Friday, January 31, 2014

HSF14 Challenge #2 - Innovation

My plan for the first several challenges has been to make costume pieces I can also use for the faire I take part in every spring.  I was a bit at a loss as to how to cover “innovation” and my fellow costumer Kami suggest bobbin lace.  It was introduced in the 16th century, and is therefore perfect for the time of my show.  

"Bobbin lace evolved from passementerie or braid-making in 16th century Italy. Coarse passements of gold and silver-wrapped threads or colored silks gradually became finer, and later bleached linen yarn was used to make both braids and edgings.

The making of bobbin lace was easier to learn than the elaborate cutwork of the 16th century, and the tools and materials for making linen bobbin lace were inexpensive. There was a ready market for bobbin lace of all qualities, and women throughout Europe soon took up the craft which earned a better income than spinning, sewing, weaving or other home-based textile arts. Bobbin lace-making was established in charity schools, almshouse, and convents."
"The earliest unmistakable documentation of bobbin lace is the pattern book of LePompe, published in 1559."

I used Simplicity 3623 up to a point.  Once the base of the chemise was put together, I hated the gathers at the shoulders, so I pulled them out and changed them to pleats.  I also took some of the puff out of the sleeves and deepened the cuffs almost to the elbows.  The pattern instructions say the facing of the neckline flips to the outside of the chemise, which I did not like in the least.  So I did the facing on the inside and altered the shape of the neck a bit. 

The cuffs involve the most departure from history.  I wanted buttons, but couldn’t find any I liked.  So I decided to make fabric covered buttons for the first time.  Modern fabric covered button kits are not terribly historical, but I loved the look of them.  And of course, most pieces I make have to accommodate my fighting.  I needed the cuffs to have some give, and not risk ripping out thread or fabric loops every time I swing a sword or throw a punch.  Hence the use of elastic loops around the buttons. 
The Challenge: Innovation
Fabric: White cotton/linen blend
Pattern: Simplicity 3623, with alterations
Year: Mid-1500’s
Notions: Vintage black bobbin lace, fabric covered buttons, and elastic cord
How historically accurate is it? I took some liberties with the buttons and elastic, plus there are some overlocked seams on the inside.
Hours to complete:  Already realizing I’m terrible at keeping track. 
First worn: Not yet
Total cost: $30-40
Shoulder pleats


Lace around the neckline

Lace trimmed cuffs with covered buttons and (unfortunately) elastic loops

Finished product

I really love my cuffs

http://thedreamstress.com/the-historical-sew-fortnightly-2014/

Wednesday, January 15, 2014

Historical Sew Fortnightly 2014

So I have decided to take the plunge into the Historical Sew Fortnightly.  See here: http://thedreamstress.com/the-historical-sew-fortnightly-2014/

I am a longtime costumer, but this will be one of the biggest challenges I've ever attempted. I am one of the head costumers at the Bay Area Renaissance Festival in Tampa, FL and this will be my 9th year doing the show. I am hoping to make the first few challenges a part of my costume building for festival, to make my life easier. There are just a few important things to note about how I have to build costumes for my show.

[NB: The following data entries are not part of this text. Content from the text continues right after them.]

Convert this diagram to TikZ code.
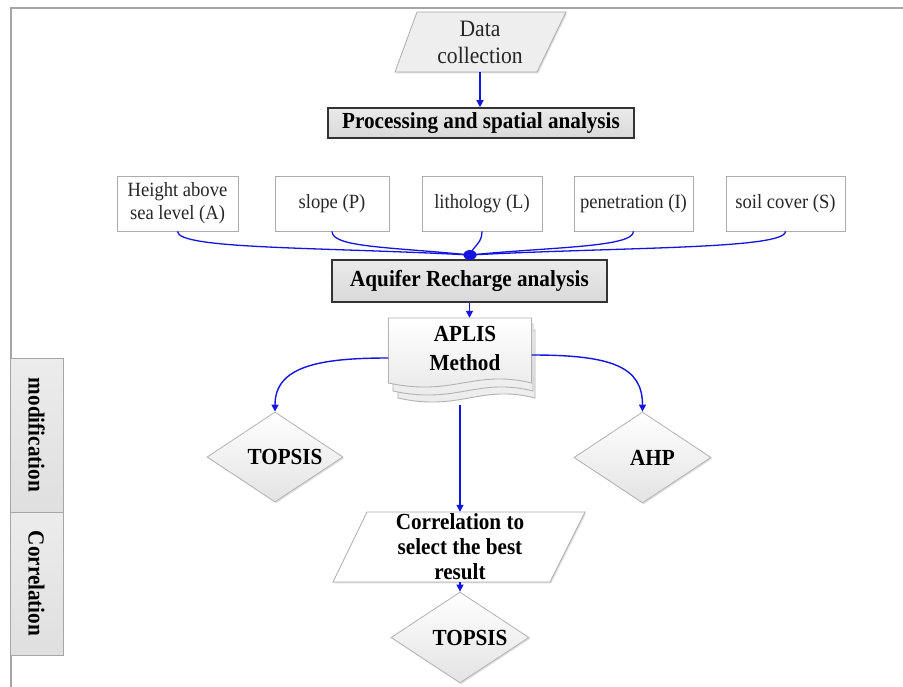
\documentclass[tikz,border=0pt]{standalone}
\usepackage{fontspec}
\setmainfont[FakeStretch=0.92]{Liberation Serif}
\usetikzlibrary{arrows.meta,shapes.geometric,calc,shadows}
\definecolor{lblue}{RGB}{20,20,225}
\newcommand\docpagedraw[5]{%
  \path[pagestyle] (#1,#2) -- (#3,#2) -- (#3,#4)
    .. controls ({#3-0.4*(#3-#1)},{#4-2*#5}) and ({#1+0.45*(#3-#1)},{#4+2*#5}) .. (#1,#4) -- cycle;}
\begin{document}
\begin{tikzpicture}[x=1pt,y=-1pt,
  conn/.style={draw=lblue,line width=1.4pt,-{Triangle[length=7pt,width=7pt]}},
  link/.style={draw=lblue,line width=1.3pt},
  shad/.style={drop shadow={shadow xshift=1.3pt,shadow yshift=-1.3pt,opacity=0.25}},
  inbox/.style={draw=gray!65,fill=white,line width=0.8pt,inner sep=0pt,align=center,
    font=\fontsize{20.2}{23}\selectfont,text=black!85,minimum height=55pt,shad},
  mainbox/.style={draw=black!80,line width=1.6pt,top color=gray!16,bottom color=gray!30,
    inner sep=0pt,font=\fontsize{23}{25}\selectfont\bfseries,shad},
  diam/.style={diamond,draw=gray!60,line width=0.8pt,top color=white,bottom color=gray!22,
    inner sep=0pt,aspect=1.5,shad},
  boldtxt/.style={font=\fontsize{23}{25}\selectfont\bfseries},
  para/.style={draw=gray!65,line width=0.8pt,shad},
  pagestyle/.style={draw=gray!60,line width=0.9pt,top color=white,bottom color=gray!18},
  tab/.style={draw=gray!70,line width=1pt,top color=gray!15,bottom color=gray!25},
  hid/.style={inner sep=0pt}
]
\useasboundingbox (0,0) rectangle (903,687);
\fill[white] (0,0) rectangle (903,687);

% frame
\draw[gray!70,line width=2pt] (11,687) -- (11,8) -- (903,8);

% side tabs
\path[tab] (10,358) rectangle (63,512);
\path[tab] (10,512) rectangle (63,655);
\node[rotate=-90,boldtxt] (tabm) at (36.5,435) {modification};
\node[rotate=-90,boldtxt] (tabc) at (36.5,583.5) {Correlation};

% data collection
\path[para,fill=gray!13] (417,12) -- (566,12) -- (537,72) -- (395,72) -- cycle;
\node[hid,minimum width=140pt,minimum height=60pt,align=center,text=black!85,
  font=\fontsize{23.5}{27}\selectfont] (dc) at (480,42) {Data\\collection};

% processing
\node[mainbox,minimum width=306pt,minimum height=30pt] (proc) at (481,123) {Processing and spatial analysis};
\draw[conn] (dc.south) -- (dc.south |- proc.north);

% inputs
\node[inbox,minimum width=121pt] (A) at (177.5,203.5) {Height above\\sea level (A)};
\node[inbox,minimum width=114pt] (P) at (332,203.5) {slope (P)};
\node[inbox,minimum width=120pt] (L) at (482,203.5) {lithology (L)};
\node[inbox,minimum width=119pt] (I) at (633.5,203.5) {penetration (I)};
\node[inbox,minimum width=119pt] (S) at (785.5,203.5) {soil cover (S)};

% aquifer
\node[mainbox,minimum width=275pt,minimum height=42pt] (aq) at (469.5,281) {Aquifer Recharge analysis};

\coordinate (dot) at (470,255);
\draw[link] (A.south) .. controls +(0,18) and +(-150,-8) .. (dot);
\draw[link] (P.south) .. controls +(0,16) and +(-80,-8) .. (dot);
\draw[link] (L.south) .. controls +(0,12) and +(4,-10) .. (dot);
\draw[link] (I.south) .. controls +(0,16) and +(80,-8) .. (dot);
\draw[link] (S.south) .. controls +(0,18) and +(150,-8) .. (dot);
\fill[lblue] (dot) ellipse (6.5 and 5);

% APLIS multi-document
\docpagedraw{398}{330}{535}{398}{7}
\docpagedraw{393}{324}{533}{391}{7}
\docpagedraw{388.5}{318}{531.5}{383}{7}
\node[hid,minimum width=143pt,minimum height=64pt] (aplis) at (460,350) {};
\node[align=center,font=\fontsize{23}{29}\selectfont\bfseries] (apl) at (465,348.5) {APLIS\\Method};
\draw[conn] (aq.south) -- (aq.south |- aplis.north);
\coordinate (aplisb) at (460,405);

% diamonds
\node[diam,minimum width=136pt,minimum height=90pt,
  label={[boldtxt,xshift=10pt]center:TOPSIS}] (t1) at (275,457) {};
\node[diam,minimum width=137pt,minimum height=91pt,
  label={[boldtxt,xshift=10pt]center:AHP}] (ahp) at (642.5,457.5) {};

\draw[conn] ($(aplis.west)+(0,8)$) .. controls +(-70,0) and +(0,-45) .. (t1.north);
\draw[conn] ($(aplis.east)+(0,5)$) .. controls +(80,0) and +(0,-45) .. (ahp.north);

% correlation
\path[para,fill=white] (367,512) -- (585,512) -- (550,582) -- (333,582) -- cycle;
\node[hid,minimum width=200pt,minimum height=70pt,align=center,
  font=\fontsize{23}{25}\selectfont\bfseries] (corr) at (460,547) {Correlation to\\select the best\\result};
\draw[conn] (aplisb) -- (corr.north);

\node[diam,minimum width=138pt,minimum height=91pt,
  label={[boldtxt,xshift=10pt]center:TOPSIS}] (t2) at (460,637.5) {};
\draw[conn] (corr.south) -- (t2.north);
\end{tikzpicture}
\end{document}
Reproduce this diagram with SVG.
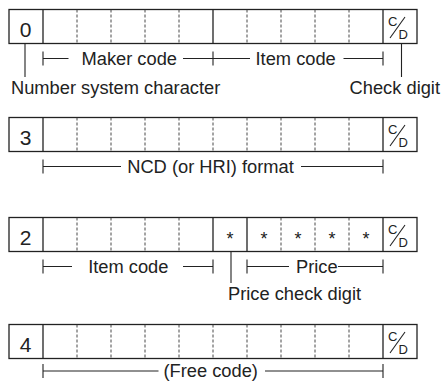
<svg xmlns="http://www.w3.org/2000/svg" width="444" height="381" viewBox="0 0 444 381">
<style>
.box{fill:#fff;stroke:#222;stroke-width:1.3}
.sol{stroke:#222;stroke-width:1.3;fill:none}
.dash{stroke:#333;stroke-width:0.9;stroke-dasharray:3 2;fill:none}
.ln{stroke:#222;stroke-width:1.1;fill:none}
.big{font-family:"Liberation Sans",Arial,sans-serif;font-size:21px;fill:#222;text-anchor:middle}
.lbl{font-family:"Liberation Sans",Arial,sans-serif;font-size:18.3px;fill:#222}
.cd{font-family:"Liberation Sans",Arial,sans-serif;font-size:13px;fill:#222}
.ast{font-family:"Liberation Sans",Arial,sans-serif;font-size:18px;fill:#222;text-anchor:middle}
</style>
<defs>
<g id="cdmark">
<text class="cd" x="388" y="16.5">C</text>
<line class="ln" x1="390" y1="28.5" x2="405" y2="7.5"/>
<text class="cd" x="398.5" y="29">D</text>
</g>
</defs>

<g id="row0" transform="translate(0,9.5)">
<rect class="box" x="9" y="0" width="408" height="34"/>
<path class="dash" d="M77 0V34M111 0V34M145 0V34M179 0V34M247 0V34M281 0V34M315 0V34M349 0V34"/>
<path class="sol" d="M43 0V34M213 0V34M383 0V34"/>
<text class="big" x="25.5" y="27">0</text>
<use href="#cdmark"/>
</g>

<g id="row3" transform="translate(0,117.5)">
<rect class="box" x="9" y="0" width="408" height="34"/>
<path class="dash" d="M77 0V34M111 0V34M145 0V34M179 0V34M213 0V34M247 0V34M281 0V34M315 0V34M349 0V34"/>
<path class="sol" d="M43 0V34M383 0V34"/>
<text class="big" x="25.5" y="27">3</text>
<use href="#cdmark"/>
</g>

<g id="row2" transform="translate(0,217.5)">
<rect class="box" x="9" y="0" width="408" height="34"/>
<path class="dash" d="M77 0V34M111 0V34M145 0V34M179 0V34M281 0V34M315 0V34M349 0V34"/>
<path class="sol" d="M43 0V34M213 0V34M247 0V34M383 0V34"/>
<text class="big" x="25.5" y="27">2</text>
<text class="ast" x="230" y="27.5">*</text>
<text class="ast" x="264" y="27.5">*</text>
<text class="ast" x="298" y="27.5">*</text>
<text class="ast" x="332" y="27.5">*</text>
<text class="ast" x="366" y="27.5">*</text>
<use href="#cdmark"/>
</g>

<g id="row4" transform="translate(0,324.5)">
<rect class="box" x="9" y="0" width="408" height="34"/>
<path class="dash" d="M77 0V34M111 0V34M145 0V34M179 0V34M213 0V34M247 0V34M281 0V34M315 0V34M349 0V34"/>
<path class="sol" d="M43 0V34M383 0V34"/>
<text class="big" x="25.5" y="27">4</text>
<use href="#cdmark"/>
</g>

<g id="connectors">
<path class="ln" d="M25 43.5V77M401.5 43.5V77"/>
<path class="ln" d="M43 51.5V65.5M43 58.5H68.5M183 58.5H250M213 51.5V65.5M343.5 58.5H383M383 51.5V65.5"/>
<path class="ln" d="M43 159.5V173.5M43 166.5H121M301 166.5H383M383 159.5V173.5"/>
<path class="ln" d="M43 259.5V273.5M43 266.5H72M183 266.5H213M213 259.5V273.5M231 251.5V283M247 259.5V273.5M247 266.5H289M338 266.5H383M383 259.5V273.5"/>
<path class="ln" d="M43 364V378M43 371H158.5M265 371H383M383 364V378"/>
</g>

<g id="labels">
<text class="lbl" x="81.5" y="64.5">Maker code</text>
<text class="lbl" x="255.5" y="64.5">Item code</text>
<text class="lbl" x="11" y="93.5">Number system character</text>
<text class="lbl" x="440" y="93.5" text-anchor="end">Check digit</text>
<text class="lbl" x="210.5" y="172.5" text-anchor="middle">NCD (or HRI) format</text>
<text class="lbl" x="128.3" y="272.5" text-anchor="middle">Item code</text>
<text class="lbl" x="296" y="272.5">Price</text>
<text class="lbl" x="228" y="300">Price check digit</text>
<text class="lbl" x="210.7" y="377" text-anchor="middle">(Free code)</text>
</g>
</svg>
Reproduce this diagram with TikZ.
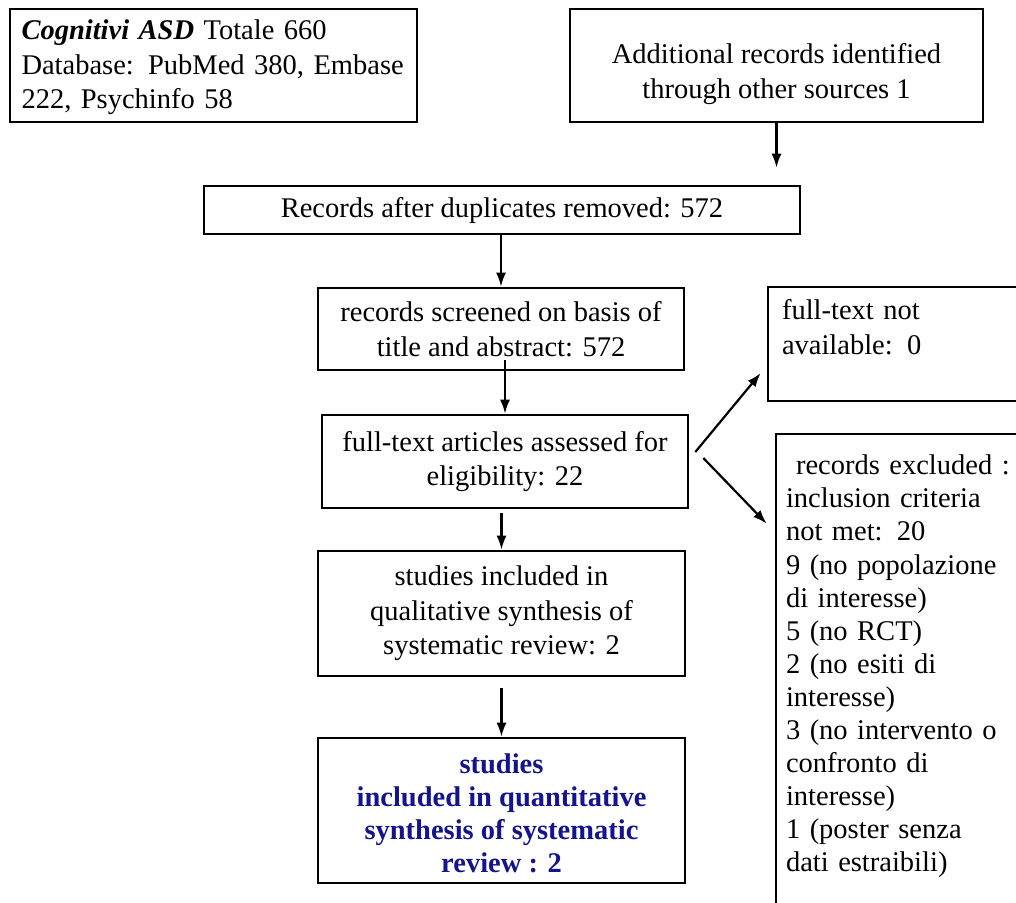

This is a 7-week show. Costumes have to last seven weekends in Florida sun, heat (and the occasional cold spell), dirt and grime, and overzealous actors like myself. In addition, I am also a fighter at this show. If you've ever been to a festival that had a human combat chess match or a sword fighting show, that's what I do. So the costumes must stand up to running, jumping, rolling, swinging swords, and flipping off of structures. This means I have to balance historical accuracy with what is safe and comfortable. So I use plastic boning instead of steel, metal grommets before their historical use, elastic on occasion, and several other non-historical shortcuts.

The Challenge: Make Do and Mend

Fabric: Silk
Pattern: A blend of Simplicity 8881, 3782, and Janet Arnold patterns
Year: Mid-1500's
Notions: None
How historically accurate is it?  See above; the silhouette and silk fabric is pretty historically accurate, the metal grommets and plastic boning, not so much.
Hours to complete: The repair took only a few minutes.
First worn: Bay Area Renaissance Festival 2013
Total cost: Nothing at all, for the repair.

I made this costume last year to play Jacqueline de Longwy at the Bay Area Renaissance Festival.  This is one of the most expensive costumes I've ever made, because I fell in love with $25 a yard fabric.  I'm really happy with how it turned out, and it stood up to a lot of punishment.  However it is one of the longest gowns I've ever had to fight in, and I stepped on the hem more than once.  Thankfully, it ripped along the waist seam and the fabric itself remained intact.  So it was just a simple little repair to start off the year.